## Start

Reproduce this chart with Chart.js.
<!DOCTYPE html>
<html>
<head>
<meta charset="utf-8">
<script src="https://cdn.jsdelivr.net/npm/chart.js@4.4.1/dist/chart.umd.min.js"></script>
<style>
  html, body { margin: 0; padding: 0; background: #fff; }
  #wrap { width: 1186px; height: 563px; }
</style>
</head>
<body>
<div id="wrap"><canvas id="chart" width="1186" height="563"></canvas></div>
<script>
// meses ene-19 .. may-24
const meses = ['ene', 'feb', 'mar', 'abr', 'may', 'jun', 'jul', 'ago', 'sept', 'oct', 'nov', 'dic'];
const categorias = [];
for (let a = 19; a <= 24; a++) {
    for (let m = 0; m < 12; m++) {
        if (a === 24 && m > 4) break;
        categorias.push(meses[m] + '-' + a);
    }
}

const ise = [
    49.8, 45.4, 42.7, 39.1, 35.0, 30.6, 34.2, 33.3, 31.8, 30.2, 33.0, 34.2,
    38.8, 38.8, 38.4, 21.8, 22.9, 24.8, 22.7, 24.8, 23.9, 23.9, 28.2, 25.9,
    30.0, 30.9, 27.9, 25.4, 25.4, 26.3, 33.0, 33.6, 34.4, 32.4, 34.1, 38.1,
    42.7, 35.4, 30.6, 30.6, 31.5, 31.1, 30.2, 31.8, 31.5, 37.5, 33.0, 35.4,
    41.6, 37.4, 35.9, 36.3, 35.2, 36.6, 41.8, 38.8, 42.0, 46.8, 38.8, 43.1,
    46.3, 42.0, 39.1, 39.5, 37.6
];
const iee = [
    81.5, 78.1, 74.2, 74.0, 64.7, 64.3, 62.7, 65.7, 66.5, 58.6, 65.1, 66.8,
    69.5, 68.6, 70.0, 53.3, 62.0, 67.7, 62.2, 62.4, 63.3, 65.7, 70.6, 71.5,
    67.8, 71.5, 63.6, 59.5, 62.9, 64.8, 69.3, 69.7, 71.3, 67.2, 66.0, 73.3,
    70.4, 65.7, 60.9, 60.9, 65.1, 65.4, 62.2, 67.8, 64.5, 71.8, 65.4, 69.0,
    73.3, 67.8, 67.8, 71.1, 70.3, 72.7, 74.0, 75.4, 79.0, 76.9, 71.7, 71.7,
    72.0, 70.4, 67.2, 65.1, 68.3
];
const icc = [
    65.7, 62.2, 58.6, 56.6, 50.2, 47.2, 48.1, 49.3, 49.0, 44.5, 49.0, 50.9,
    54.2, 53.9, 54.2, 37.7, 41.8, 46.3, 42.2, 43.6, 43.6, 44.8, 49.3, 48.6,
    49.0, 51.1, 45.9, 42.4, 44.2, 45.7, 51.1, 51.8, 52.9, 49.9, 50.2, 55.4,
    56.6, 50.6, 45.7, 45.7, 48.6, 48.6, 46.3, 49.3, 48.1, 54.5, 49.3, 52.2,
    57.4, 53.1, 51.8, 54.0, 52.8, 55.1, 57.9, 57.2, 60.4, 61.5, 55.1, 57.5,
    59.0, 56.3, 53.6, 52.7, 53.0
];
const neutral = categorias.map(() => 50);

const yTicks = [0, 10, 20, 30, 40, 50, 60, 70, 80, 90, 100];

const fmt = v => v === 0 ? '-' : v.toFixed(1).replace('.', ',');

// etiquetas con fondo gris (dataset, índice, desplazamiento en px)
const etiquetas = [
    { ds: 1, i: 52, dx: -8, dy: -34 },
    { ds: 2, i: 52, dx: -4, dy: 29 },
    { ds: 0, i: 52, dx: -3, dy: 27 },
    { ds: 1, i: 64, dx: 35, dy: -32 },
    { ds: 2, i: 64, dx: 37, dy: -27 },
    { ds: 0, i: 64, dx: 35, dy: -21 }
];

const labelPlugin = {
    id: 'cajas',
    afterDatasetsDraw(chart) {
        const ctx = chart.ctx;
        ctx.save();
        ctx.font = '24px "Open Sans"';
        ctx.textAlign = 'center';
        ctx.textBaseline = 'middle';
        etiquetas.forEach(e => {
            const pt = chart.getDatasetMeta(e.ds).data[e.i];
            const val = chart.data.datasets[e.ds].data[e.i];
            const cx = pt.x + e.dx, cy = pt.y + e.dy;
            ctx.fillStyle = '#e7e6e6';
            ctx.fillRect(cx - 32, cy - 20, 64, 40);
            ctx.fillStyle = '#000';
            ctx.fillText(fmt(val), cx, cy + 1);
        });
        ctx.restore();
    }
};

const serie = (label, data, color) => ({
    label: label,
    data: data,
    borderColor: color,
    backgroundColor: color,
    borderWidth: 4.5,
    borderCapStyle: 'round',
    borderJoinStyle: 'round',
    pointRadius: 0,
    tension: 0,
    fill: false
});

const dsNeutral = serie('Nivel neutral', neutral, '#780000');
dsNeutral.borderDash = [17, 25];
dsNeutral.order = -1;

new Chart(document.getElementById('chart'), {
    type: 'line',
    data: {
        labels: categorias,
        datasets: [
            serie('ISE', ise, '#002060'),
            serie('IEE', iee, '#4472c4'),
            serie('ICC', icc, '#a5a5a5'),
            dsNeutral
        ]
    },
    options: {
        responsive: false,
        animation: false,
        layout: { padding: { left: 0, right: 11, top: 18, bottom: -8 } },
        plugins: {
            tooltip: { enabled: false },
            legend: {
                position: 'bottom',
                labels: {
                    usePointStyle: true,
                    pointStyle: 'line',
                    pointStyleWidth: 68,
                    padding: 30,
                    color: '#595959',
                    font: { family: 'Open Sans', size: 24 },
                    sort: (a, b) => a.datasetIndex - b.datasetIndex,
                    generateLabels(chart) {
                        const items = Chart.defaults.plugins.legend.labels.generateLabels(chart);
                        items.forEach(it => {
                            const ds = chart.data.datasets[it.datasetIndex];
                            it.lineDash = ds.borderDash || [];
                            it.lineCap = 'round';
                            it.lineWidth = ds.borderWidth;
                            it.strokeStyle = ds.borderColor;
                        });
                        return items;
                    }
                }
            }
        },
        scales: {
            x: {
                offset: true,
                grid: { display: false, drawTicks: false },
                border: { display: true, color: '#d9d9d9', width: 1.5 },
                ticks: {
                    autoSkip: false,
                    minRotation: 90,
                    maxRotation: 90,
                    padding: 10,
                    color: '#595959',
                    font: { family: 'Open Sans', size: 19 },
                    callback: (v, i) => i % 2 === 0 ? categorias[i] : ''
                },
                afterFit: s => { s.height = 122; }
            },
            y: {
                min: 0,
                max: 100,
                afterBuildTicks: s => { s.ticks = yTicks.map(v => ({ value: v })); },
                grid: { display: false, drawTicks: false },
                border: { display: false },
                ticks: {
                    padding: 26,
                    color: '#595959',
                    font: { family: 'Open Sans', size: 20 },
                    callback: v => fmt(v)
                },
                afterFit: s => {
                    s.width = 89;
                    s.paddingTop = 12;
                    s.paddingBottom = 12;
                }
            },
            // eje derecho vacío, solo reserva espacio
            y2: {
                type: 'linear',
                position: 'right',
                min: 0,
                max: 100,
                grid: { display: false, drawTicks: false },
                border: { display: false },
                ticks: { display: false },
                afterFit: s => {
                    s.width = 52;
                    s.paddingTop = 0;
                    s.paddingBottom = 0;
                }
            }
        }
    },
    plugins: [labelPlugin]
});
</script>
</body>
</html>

## End

→ **EXERCISE GOAL**: Extract the complete listing verbatim.

→ **RESULT OF THE TASK**:
Reproduce this chart with Chart.js.
<!DOCTYPE html>
<html>
<head>
<meta charset="utf-8">
<script src="https://cdn.jsdelivr.net/npm/chart.js@4.4.1/dist/chart.umd.min.js"></script>
<style>
  html, body { margin: 0; padding: 0; background: #fff; }
  #wrap { width: 1186px; height: 563px; }
</style>
</head>
<body>
<div id="wrap"><canvas id="chart" width="1186" height="563"></canvas></div>
<script>
// meses ene-19 .. may-24
const meses = ['ene', 'feb', 'mar', 'abr', 'may', 'jun', 'jul', 'ago', 'sept', 'oct', 'nov', 'dic'];
const categorias = [];
for (let a = 19; a <= 24; a++) {
    for (let m = 0; m < 12; m++) {
        if (a === 24 && m > 4) break;
        categorias.push(meses[m] + '-' + a);
    }
}

const ise = [
    49.8, 45.4, 42.7, 39.1, 35.0, 30.6, 34.2, 33.3, 31.8, 30.2, 33.0, 34.2,
    38.8, 38.8, 38.4, 21.8, 22.9, 24.8, 22.7, 24.8, 23.9, 23.9, 28.2, 25.9,
    30.0, 30.9, 27.9, 25.4, 25.4, 26.3, 33.0, 33.6, 34.4, 32.4, 34.1, 38.1,
    42.7, 35.4, 30.6, 30.6, 31.5, 31.1, 30.2, 31.8, 31.5, 37.5, 33.0, 35.4,
    41.6, 37.4, 35.9, 36.3, 35.2, 36.6, 41.8, 38.8, 42.0, 46.8, 38.8, 43.1,
    46.3, 42.0, 39.1, 39.5, 37.6
];
const iee = [
    81.5, 78.1, 74.2, 74.0, 64.7, 64.3, 62.7, 65.7, 66.5, 58.6, 65.1, 66.8,
    69.5, 68.6, 70.0, 53.3, 62.0, 67.7, 62.2, 62.4, 63.3, 65.7, 70.6, 71.5,
    67.8, 71.5, 63.6, 59.5, 62.9, 64.8, 69.3, 69.7, 71.3, 67.2, 66.0, 73.3,
    70.4, 65.7, 60.9, 60.9, 65.1, 65.4, 62.2, 67.8, 64.5, 71.8, 65.4, 69.0,
    73.3, 67.8, 67.8, 71.1, 70.3, 72.7, 74.0, 75.4, 79.0, 76.9, 71.7, 71.7,
    72.0, 70.4, 67.2, 65.1, 68.3
];
const icc = [
    65.7, 62.2, 58.6, 56.6, 50.2, 47.2, 48.1, 49.3, 49.0, 44.5, 49.0, 50.9,
    54.2, 53.9, 54.2, 37.7, 41.8, 46.3, 42.2, 43.6, 43.6, 44.8, 49.3, 48.6,
    49.0, 51.1, 45.9, 42.4, 44.2, 45.7, 51.1, 51.8, 52.9, 49.9, 50.2, 55.4,
    56.6, 50.6, 45.7, 45.7, 48.6, 48.6, 46.3, 49.3, 48.1, 54.5, 49.3, 52.2,
    57.4, 53.1, 51.8, 54.0, 52.8, 55.1, 57.9, 57.2, 60.4, 61.5, 55.1, 57.5,
    59.0, 56.3, 53.6, 52.7, 53.0
];
const neutral = categorias.map(() => 50);

const yTicks = [0, 10, 20, 30, 40, 50, 60, 70, 80, 90, 100];

const fmt = v => v === 0 ? '-' : v.toFixed(1).replace('.', ',');

// etiquetas con fondo gris (dataset, índice, desplazamiento en px)
const etiquetas = [
    { ds: 1, i: 52, dx: -8, dy: -34 },
    { ds: 2, i: 52, dx: -4, dy: 29 },
    { ds: 0, i: 52, dx: -3, dy: 27 },
    { ds: 1, i: 64, dx: 35, dy: -32 },
    { ds: 2, i: 64, dx: 37, dy: -27 },
    { ds: 0, i: 64, dx: 35, dy: -21 }
];

const labelPlugin = {
    id: 'cajas',
    afterDatasetsDraw(chart) {
        const ctx = chart.ctx;
        ctx.save();
        ctx.font = '24px "Open Sans"';
        ctx.textAlign = 'center';
        ctx.textBaseline = 'middle';
        etiquetas.forEach(e => {
            const pt = chart.getDatasetMeta(e.ds).data[e.i];
            const val = chart.data.datasets[e.ds].data[e.i];
            const cx = pt.x + e.dx, cy = pt.y + e.dy;
            ctx.fillStyle = '#e7e6e6';
            ctx.fillRect(cx - 32, cy - 20, 64, 40);
            ctx.fillStyle = '#000';
            ctx.fillText(fmt(val), cx, cy + 1);
        });
        ctx.restore();
    }
};

const serie = (label, data, color) => ({
    label: label,
    data: data,
    borderColor: color,
    backgroundColor: color,
    borderWidth: 4.5,
    borderCapStyle: 'round',
    borderJoinStyle: 'round',
    pointRadius: 0,
    tension: 0,
    fill: false
});

const dsNeutral = serie('Nivel neutral', neutral, '#780000');
dsNeutral.borderDash = [17, 25];
dsNeutral.order = -1;

new Chart(document.getElementById('chart'), {
    type: 'line',
    data: {
        labels: categorias,
        datasets: [
            serie('ISE', ise, '#002060'),
            serie('IEE', iee, '#4472c4'),
            serie('ICC', icc, '#a5a5a5'),
            dsNeutral
        ]
    },
    options: {
        responsive: false,
        animation: false,
        layout: { padding: { left: 0, right: 11, top: 18, bottom: -8 } },
        plugins: {
            tooltip: { enabled: false },
            legend: {
                position: 'bottom',
                labels: {
                    usePointStyle: true,
                    pointStyle: 'line',
                    pointStyleWidth: 68,
                    padding: 30,
                    color: '#595959',
                    font: { family: 'Open Sans', size: 24 },
                    sort: (a, b) => a.datasetIndex - b.datasetIndex,
                    generateLabels(chart) {
                        const items = Chart.defaults.plugins.legend.labels.generateLabels(chart);
                        items.forEach(it => {
                            const ds = chart.data.datasets[it.datasetIndex];
                            it.lineDash = ds.borderDash || [];
                            it.lineCap = 'round';
                            it.lineWidth = ds.borderWidth;
                            it.strokeStyle = ds.borderColor;
                        });
                        return items;
                    }
                }
            }
        },
        scales: {
            x: {
                offset: true,
                grid: { display: false, drawTicks: false },
                border: { display: true, color: '#d9d9d9', width: 1.5 },
                ticks: {
                    autoSkip: false,
                    minRotation: 90,
                    maxRotation: 90,
                    padding: 10,
                    color: '#595959',
                    font: { family: 'Open Sans', size: 19 },
                    callback: (v, i) => i % 2 === 0 ? categorias[i] : ''
                },
                afterFit: s => { s.height = 122; }
            },
            y: {
                min: 0,
                max: 100,
                afterBuildTicks: s => { s.ticks = yTicks.map(v => ({ value: v })); },
                grid: { display: false, drawTicks: false },
                border: { display: false },
                ticks: {
                    padding: 26,
                    color: '#595959',
                    font: { family: 'Open Sans', size: 20 },
                    callback: v => fmt(v)
                },
                afterFit: s => {
                    s.width = 89;
                    s.paddingTop = 12;
                    s.paddingBottom = 12;
                }
            },
            // eje derecho vacío, solo reserva espacio
            y2: {
                type: 'linear',
                position: 'right',
                min: 0,
                max: 100,
                grid: { display: false, drawTicks: false },
                border: { display: false },
                ticks: { display: false },
                afterFit: s => {
                    s.width = 52;
                    s.paddingTop = 0;
                    s.paddingBottom = 0;
                }
            }
        }
    },
    plugins: [labelPlugin]
});
</script>
</body>
</html>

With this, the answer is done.